Outro ponto a ser destacado entre a relação umbilical entre o autoritarismo e o processo penal é o da segurança pública. Por segurança pública muitos entendem o uso da violência no combate à criminalidade.

E aqui voltamos ao processo penal: processo penal não se presta ao combate da criminalidade. Essa não é a sua função precípua. O processo penal é um instrumento de aplicação da pena, nos moldes definidos pela constituição, com o respeito categórico às garantias penais e processuais penais, àquele sobre o qual foi emitida uma certidão de culpa. Assim entende o professor Casara:

Tem-se, então, uma visão de mundo que compreende o processo penal como mero instrumento de repressão e controle social, enquanto o juiz criminal passa a figurar como órgão de segurança pública ao lado das instituições policiais e do Ministério Público. Há, assim, uma tendência à administrativização do juízo criminal, que passa a atuar de maneira parcial no combate aos "criminosos" (o juiz como "inimigo" da pessoa apontada como criminosa). Ao mesmo tempo, essa perspectiva gera uma epistemologia autoritária, avessa à imposição de limites ao poder de punir, bem como o enfraquecimento das garantias processuais, que passam a ser vistas como entraves à eficiência repressiva (registre-se, por oportuno, que a crença na utilidade do processo penal na pacificação social não encontra suporte em pesquisas empíricas acerca dos efeitos da persecução penal no acusado/punido e na coletividade).

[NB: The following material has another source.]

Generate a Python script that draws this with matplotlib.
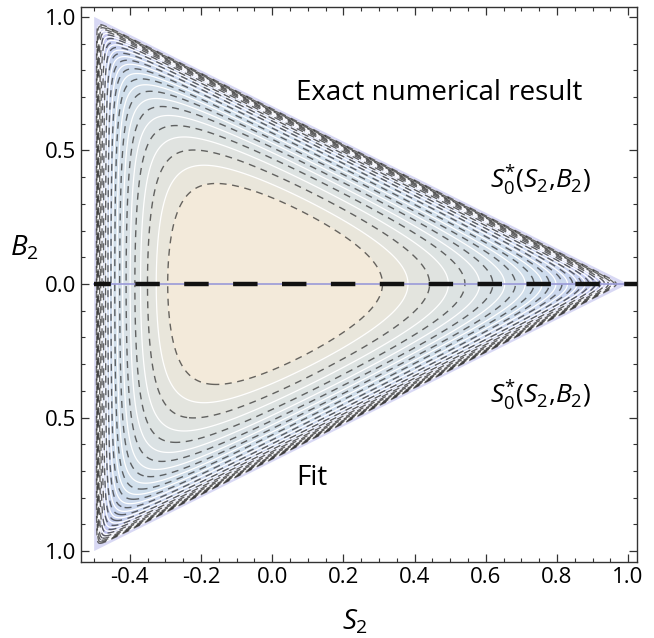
import numpy as np
import matplotlib
matplotlib.use("Agg")
import matplotlib.pyplot as plt
from matplotlib.colors import LinearSegmentedColormap, Normalize
from matplotlib.patches import Polygon

plt.rcParams["font.family"] = ["Open Sans", "DejaVu Sans"]
plt.rcParams["mathtext.fontset"] = "custom"
plt.rcParams["mathtext.rm"] = "Open Sans"
plt.rcParams["mathtext.it"] = "Open Sans:italic"

# corners of the allowed (S2, B2) region
tri_s2 = [-0.5, -0.5, 1.0]
tri_b2 = [1.0, -1.0, 0.0]

# contour levels of ln S0* (exact = white, fit = dashed)
white_levels = [-5.116, -4.946, -4.776, -4.606, -4.436,
                -4.266, -4.096, -3.926, -3.756, -3.586, -3.416, -3.246,
                -3.076, -2.906, -2.736, -2.566, -2.396]
dashed_levels = [-5.201, -5.031, -4.861, -4.691, -4.521, -4.351,
                 -4.181, -4.011, -3.841, -3.671, -3.501, -3.331, -3.161,
                 -2.991, -2.821, -2.651, -2.481, -2.311]
top_level = -2.1

xticks = [-0.4, -0.2, 0.0, 0.2, 0.4, 0.6, 0.8, 1.0]
yticks = [-1.0, -0.5, 0.0, 0.5, 1.0]
yticklabels = ["1.0", "0.5", "0.0", "0.5", "1.0"]

# field on the triangle (barycentric coordinates)
s = np.linspace(-0.5, 1.0, 1600)
b = np.linspace(-1.0, 1.0, 2000)
S, B = np.meshgrid(s, b)
pa = (S + 0.5) / 1.5
pb = (1 - pa) / 2 + B / 2
pc = (1 - pa) / 2 - B / 2
inside = (pa > 0) & (pb > 0) & (pc > 0)
with np.errstate(divide="ignore", invalid="ignore"):
    G = 1.0 / (0.75 / pa + 1.0 / pb + 1.0 / pc)
F = np.where(inside, np.log(np.clip(G, 1e-12, None)), -30.0)

cmap = LinearSegmentedColormap.from_list("lake", [
    (0.0, "#c4c4f2"), (0.25, "#c6cff0"), (0.55, "#cfdeec"), (0.79, "#dbe2e4"),
    (0.89, "#e2e4de"), (0.93, "#e8e6dc"), (0.96, "#f2e9d7"), (1.0, "#f3eada")])
cmap.set_under("#d8d8f4")

fig = plt.figure(figsize=(6.54, 6.38), dpi=100)
ax = fig.add_axes([81 / 654, 1 - 562 / 638, 556 / 654, 555 / 638])

tri = Polygon(list(zip(tri_s2, tri_b2)), closed=True, transform=ax.transData,
              facecolor="none", edgecolor="none")
ax.add_patch(tri)

all_levels = sorted(white_levels + dashed_levels) + [top_level]
cf = ax.contourf(S, B, F, levels=all_levels, cmap=cmap,
                 norm=Normalize(-4.45, -2.2), extend="min")
cf.set_clip_path(tri)
cw = ax.contour(S, B, F, levels=white_levels, colors="white",
                linewidths=0.9, linestyles="solid")
cw.set_clip_path(tri)
cd = ax.contour(S, B, F, levels=dashed_levels, colors="#2a2a2a",
                linewidths=1.0, linestyles=[(0, (5, 4))], alpha=0.7)
cd.set_clip_path(tri)

ax.plot([tri_s2[0], tri_s2[2]], [0, 0], color="#9a9ad8", lw=1.2, zorder=3)
ax.plot([-0.5, 1.1], [0, 0], color="#111111", lw=3.2,
        linestyle=(1.7, (5.5, 5.5)), zorder=4, dash_capstyle="butt")

ax.set_xlim(-0.537, 1.025)
ax.set_ylim(-1.041, 1.037)
ax.set_xticks(xticks)
ax.set_xticklabels([f"{v:.1f}" for v in xticks])
ax.set_xticks(np.arange(-0.5, 1.03, 0.05), minor=True)
ax.set_yticks(yticks)
ax.set_yticklabels(yticklabels)
ax.set_yticks(np.arange(-1.0, 1.01, 0.1), minor=True)
ax.tick_params(which="both", direction="in", top=True, right=True,
               labelsize=16, color="#333333")
ax.tick_params(which="major", length=6, width=0.9)
ax.tick_params(which="minor", length=3.2, width=0.8)
for sp in ax.spines.values():
    sp.set_linewidth(1.0)
    sp.set_color("#333333")

ax.text(0.469, 0.715, "Exact numerical result", fontsize=20,
        ha="center", va="center")
lab = r"$\mathit{S}_{\mathrm{0}}^{*}(\mathit{S}_{\mathrm{2}}{,}\mathit{B}_{\mathrm{2}})$"
ax.text(0.755, 0.389, lab, fontsize=19, ha="center", va="center")
ax.text(0.755, -0.416, lab, fontsize=19, ha="center", va="center")
ax.text(0.112, -0.726, "Fit", fontsize=20, ha="center", va="center")

fig.text(0.038, 0.611, r"$\mathit{B}_{\mathrm{2}}$", fontsize=20,
         ha="center", va="center")
fig.text(0.543, 0.025, r"$\mathit{S}_{\mathrm{2}}$", fontsize=20,
         ha="center", va="center")

fig.savefig("out.png", dpi=100)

Todavia, o que vemos, cotidianamente, é o processo como tática de extermínio, ou de "pacificação social", em que os exterminados são os indesejados pela sociedade de consumo. Essa é a realidade nua e crua. Quase metade da nossa população carcerária ainda não foi julgada. São presos provisórios os quase 50% dos nossos custodiados. E entre esses quase 50%, arrisco-me a dizer que uma parcela substancial é composta por negros e pobres, que em nada interessam à lógica perversa do capitalismo. Bauman os chama de "consumidores falhos". São os aspectos da seletividade economicista.

Enquanto o processo penal for utilizado como ferramenta seletiva de segregação social, decisivamente influenciada pelo autoritarismo e pelo punitivismo, basendo-se em critérios utilitaristas, a criminalidade permanecerá incólume. Estaremos remando contra a maré, como temos feito nos últimos 74 anos de vigência do nosso código.

Sobre o autor
João Pedro Guerra

Advogado Criminalista; Especialista em Direito Penal e Direito Processual Penal; apoiador filiado ao LEAP-Brasil (Law Enforcement Against Prohibition - Agentes da Lei Contra a Proibição); Membro da União dos Advogados Criminalistas (UNACRIM); Membro do Instituto dos Advogados de Pernambuco (IAP).

Como citar este texto (NBR 6023:2018 ABNT)

GUERRA, João Pedro. O autoritarismo e o processo penal brasileiro: uma estreita relação. Revista Jus Navigandi, ISSN 1518-4862, Teresina, ano 20, n. 4528, 24 nov. 2015. Disponível em: https://jus.com.br/artigos/41451. Acesso em: 5 nov. 2024.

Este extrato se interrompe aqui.